Before every meet my stomach would fill with dread, even worse than when I joined the team. It was a chilling reminder that even though I had grown to love running, I would still hate myself if I wasn’t good at it. I dropped a minute each week, but it was never enough. Once I hit a certain time and had established myself as one of the fastest members of the girls’ team, I lived in fear of falling behind ever again. If I didn’t get a time I wanted, I tortured myself inside my head as I cheered everyone else on, going over everything I should have done. Even though I also PRed (got a personal record) in the subsequent track season, I still felt worthless. Running became less of a privilege and more of a punishment, the voices in my head constantly telling me to stop trying because I’d never be fast enough.

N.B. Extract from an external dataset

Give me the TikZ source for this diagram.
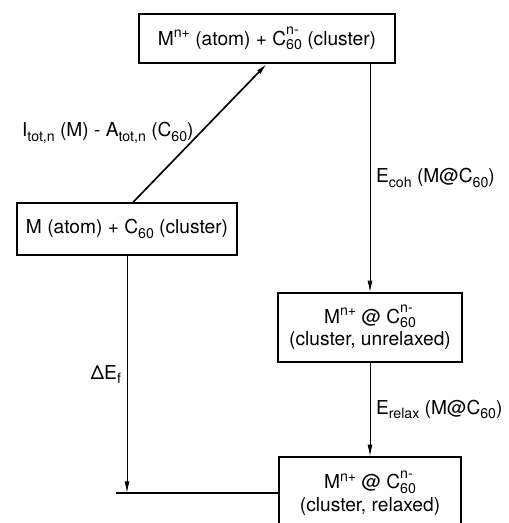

This year, I have yet to reach my times from previous seasons. Both cross country and track have been endless cycles of despair, tears, and slower and slower times –– even though I’m putting in just as much, if not more, effort as last year. Some whom I’ve asked for guidance have told me that my problems are all inside my head, and thinking back to when I started running, I believe they may be right. For a brief moment after that fateful first practice, when I was still stretching my legs and didn’t even know everyone on the team yet, I genuinely enjoyed running. The moments during practice when I had just finished climbing a hill, as I surged to the finish line, and when I felt a wave of endorphins hit me, telling me I could run forever without stopping once– those are the moments that made running worth it. They are the moments that I cherish, now that the sight of my few measly medals triggers a wave of regret and anxiety.


There haven’t been as many of those moments this year. I’ve let myself get discouraged because of my slow times, and that discouragement has made them even slower. But growth is never linear, or at least that’s what I’m trying to tell myself. If I can show myself once again why I used to love running, maybe I can find a way to love it again, and fly across the finish line like I do so many times in my imagination as I’m waiting for the gun to fire.